Compared to LoRA, GaLore significantly reduces optimizer states and total memory footprint by up to 82.5% and 63.3%, respectively, while maintaining training efficiency and model quality in pre-training and fine-tuning. GaLore’s central strategy involves maintaining only a compact “core” of the gradient in a dynamically adjusted low-rank subspace in optimizer memory. This approach leverages low-rank subspaces to approximate the primary trajectory of the gradient, commonly employed for complex optimization tasks such as LLM pre-training and fine-tuning. To ensure the alignment with the optimal full-rank outcome and prevent deviation, periodic recalculation of the projection is necessary. GaLore's low-rank subspaces act as a navigator, steering the descents towards the most likely direction for achieving the optimal results.
By supporting the newly developed GaLore as a ready-to-launch job in FEDML Nexus AI, we have enabled the pre-training and fine-tuning of models like LLaMA 7B with a token batch size of 256 on a single RTX 4090, without additional memory optimization.
This implies that we can train larger LLMs on a larger number of distributed GPUs than in data centers. But how can we achieve this? We further introduce FedLLM for federated learning on geo-distributed private data, and UnitedLLM for LLM pre-training and fine-tuning on decentralized community GPUs.
How to launch a GaLore Enabled training job in FEDML?

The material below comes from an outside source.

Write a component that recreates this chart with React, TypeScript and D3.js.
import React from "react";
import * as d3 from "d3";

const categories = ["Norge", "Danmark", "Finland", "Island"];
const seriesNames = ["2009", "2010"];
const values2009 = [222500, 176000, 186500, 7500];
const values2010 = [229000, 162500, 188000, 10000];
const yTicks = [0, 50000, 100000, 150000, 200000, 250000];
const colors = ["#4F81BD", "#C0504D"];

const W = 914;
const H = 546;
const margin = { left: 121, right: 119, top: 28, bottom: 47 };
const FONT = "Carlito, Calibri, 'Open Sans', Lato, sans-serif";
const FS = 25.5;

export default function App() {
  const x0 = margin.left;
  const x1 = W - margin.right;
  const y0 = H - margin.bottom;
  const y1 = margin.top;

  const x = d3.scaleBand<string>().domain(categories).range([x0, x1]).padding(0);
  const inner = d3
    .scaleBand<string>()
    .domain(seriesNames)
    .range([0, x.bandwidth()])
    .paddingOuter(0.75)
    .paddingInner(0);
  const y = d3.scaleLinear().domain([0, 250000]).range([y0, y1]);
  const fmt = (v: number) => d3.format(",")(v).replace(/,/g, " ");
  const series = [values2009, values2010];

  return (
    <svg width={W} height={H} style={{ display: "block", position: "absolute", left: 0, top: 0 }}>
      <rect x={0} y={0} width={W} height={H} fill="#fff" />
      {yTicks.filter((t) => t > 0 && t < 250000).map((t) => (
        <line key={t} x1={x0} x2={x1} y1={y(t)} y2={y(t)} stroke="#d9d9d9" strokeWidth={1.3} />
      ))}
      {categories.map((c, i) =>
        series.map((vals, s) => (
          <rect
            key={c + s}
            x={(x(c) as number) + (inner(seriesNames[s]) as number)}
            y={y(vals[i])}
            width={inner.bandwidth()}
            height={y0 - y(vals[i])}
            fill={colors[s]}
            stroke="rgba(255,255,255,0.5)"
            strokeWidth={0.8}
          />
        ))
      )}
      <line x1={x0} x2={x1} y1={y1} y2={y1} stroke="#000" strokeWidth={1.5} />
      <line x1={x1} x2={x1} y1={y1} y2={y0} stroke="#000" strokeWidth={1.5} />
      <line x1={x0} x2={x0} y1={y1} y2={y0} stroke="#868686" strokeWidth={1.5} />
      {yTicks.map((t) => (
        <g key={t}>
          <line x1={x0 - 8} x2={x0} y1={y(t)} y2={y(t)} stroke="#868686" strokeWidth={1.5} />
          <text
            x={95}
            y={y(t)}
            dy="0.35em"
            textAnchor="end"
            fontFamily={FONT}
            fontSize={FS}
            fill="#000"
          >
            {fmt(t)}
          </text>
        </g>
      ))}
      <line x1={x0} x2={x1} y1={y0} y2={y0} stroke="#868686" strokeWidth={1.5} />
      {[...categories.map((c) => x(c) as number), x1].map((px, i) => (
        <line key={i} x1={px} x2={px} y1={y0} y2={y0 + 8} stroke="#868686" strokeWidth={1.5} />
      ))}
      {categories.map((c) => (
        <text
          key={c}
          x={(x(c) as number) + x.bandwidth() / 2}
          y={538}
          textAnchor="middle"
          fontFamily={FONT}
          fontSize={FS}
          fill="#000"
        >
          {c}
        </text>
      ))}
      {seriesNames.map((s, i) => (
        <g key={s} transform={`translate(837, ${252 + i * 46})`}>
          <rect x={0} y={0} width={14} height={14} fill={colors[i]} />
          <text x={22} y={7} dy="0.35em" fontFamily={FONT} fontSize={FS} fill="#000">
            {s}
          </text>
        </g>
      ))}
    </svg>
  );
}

- Choose “Memory-Efficient LLM Training with GaLore” Job. Do a quick scan of the Description tab, it shows some basic usage for the code, referencing the original GaLore project's README. In the Source Code and Configuration tab, you can examine a more detailed layout and setup of the architecture.

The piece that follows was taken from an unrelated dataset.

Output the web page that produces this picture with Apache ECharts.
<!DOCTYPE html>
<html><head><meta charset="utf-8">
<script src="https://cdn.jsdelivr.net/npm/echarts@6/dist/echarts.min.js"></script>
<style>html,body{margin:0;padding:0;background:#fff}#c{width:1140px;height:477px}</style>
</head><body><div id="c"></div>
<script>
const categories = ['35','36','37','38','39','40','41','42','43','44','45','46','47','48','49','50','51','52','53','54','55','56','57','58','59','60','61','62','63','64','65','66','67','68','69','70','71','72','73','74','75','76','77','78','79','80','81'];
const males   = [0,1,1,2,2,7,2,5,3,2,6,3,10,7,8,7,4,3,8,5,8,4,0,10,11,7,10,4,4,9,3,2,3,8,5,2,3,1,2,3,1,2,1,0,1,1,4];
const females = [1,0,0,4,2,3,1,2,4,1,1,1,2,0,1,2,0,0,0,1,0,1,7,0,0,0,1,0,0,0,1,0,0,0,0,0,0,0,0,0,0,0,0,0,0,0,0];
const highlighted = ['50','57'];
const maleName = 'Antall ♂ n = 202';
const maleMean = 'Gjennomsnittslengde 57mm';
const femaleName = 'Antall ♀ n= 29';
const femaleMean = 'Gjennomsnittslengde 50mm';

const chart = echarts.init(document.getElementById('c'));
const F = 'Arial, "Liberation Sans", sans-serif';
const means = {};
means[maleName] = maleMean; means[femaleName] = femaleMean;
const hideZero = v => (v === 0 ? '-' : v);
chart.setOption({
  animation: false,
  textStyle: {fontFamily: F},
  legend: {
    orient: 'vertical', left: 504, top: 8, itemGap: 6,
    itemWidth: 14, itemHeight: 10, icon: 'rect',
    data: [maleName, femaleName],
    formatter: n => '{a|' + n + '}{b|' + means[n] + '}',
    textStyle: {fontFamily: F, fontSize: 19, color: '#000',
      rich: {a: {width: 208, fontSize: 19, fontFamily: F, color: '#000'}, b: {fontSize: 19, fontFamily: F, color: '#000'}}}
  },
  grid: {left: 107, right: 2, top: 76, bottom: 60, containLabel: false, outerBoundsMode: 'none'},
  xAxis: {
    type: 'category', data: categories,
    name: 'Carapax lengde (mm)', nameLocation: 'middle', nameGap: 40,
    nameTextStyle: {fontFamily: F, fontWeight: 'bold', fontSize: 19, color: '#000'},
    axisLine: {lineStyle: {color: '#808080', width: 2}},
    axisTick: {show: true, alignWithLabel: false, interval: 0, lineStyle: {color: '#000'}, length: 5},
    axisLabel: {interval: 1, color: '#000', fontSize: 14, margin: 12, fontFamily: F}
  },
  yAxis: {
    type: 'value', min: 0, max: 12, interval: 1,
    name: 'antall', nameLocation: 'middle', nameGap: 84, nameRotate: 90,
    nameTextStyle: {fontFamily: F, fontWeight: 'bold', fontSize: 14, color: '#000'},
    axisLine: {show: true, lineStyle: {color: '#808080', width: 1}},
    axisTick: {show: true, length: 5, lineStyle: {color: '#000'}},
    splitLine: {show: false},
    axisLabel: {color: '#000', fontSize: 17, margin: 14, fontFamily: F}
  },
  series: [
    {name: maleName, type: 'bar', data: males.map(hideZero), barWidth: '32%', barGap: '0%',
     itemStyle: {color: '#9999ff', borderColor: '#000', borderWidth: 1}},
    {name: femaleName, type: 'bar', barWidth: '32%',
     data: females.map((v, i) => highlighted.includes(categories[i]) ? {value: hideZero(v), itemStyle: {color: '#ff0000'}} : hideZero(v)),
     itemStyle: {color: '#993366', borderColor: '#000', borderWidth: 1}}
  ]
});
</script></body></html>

Head to Launch > Job Store > Train
Log into FEDML Nexus AI Platform
- Hit the Launch button on the top right. You will be prompted to the default configuration for the job. You could either run it as it is or customize the settings further.
For example, instead of running the default settings on A100, you could switch to RTX 3090. Under the Select Job section, click Add and replace “resource_type” to “RTX-3090” in the computing section of the job YAML file.
- Once you've finalized the hyperparameters, hit the Create button, and you should be able to launch a full-scale GaLore + Checkpointing Activation pre-training for the LLaMA 7B model with a batch size of 16.
Key run statistics showing the efficiency and scalability potential
To see your own run statistics in FEDML Nexus AI leveraging our advanced experiment tracking capabilities, go to Train > Run > Job Name to find the job you launched.
For the duration of the training, check out the GPU memory utilization in the Hardware Monitoring tab within the job run page. Look for the signs of reduced allocated GPU memory.
We ran experiments for GaLore + Checkpointing Activation pre-training on the LLaMA 7B model with a batch size of 16 against two different single-GPU devices: NVIDIA A100 GPU (80GB) and NVIDIA GeForce RTX 3090 GPU (24GB).
The left figure shows training on NVIDIA A100 GPU for 1100 steps over 12 hours. We saw less than 30% memory footprint throughout the course of the training. Compared to A100 GPU, training on the NVIDIA GeForce RTX 3090 GPU for 200 steps over 10 hours, we saw an expected 94% memory usage, which is reasonable given the stringent space provided on a single enthusiast-class GPU.
Have fun training and fine-tuning models with GaLore on FEDML Nexus AI platform.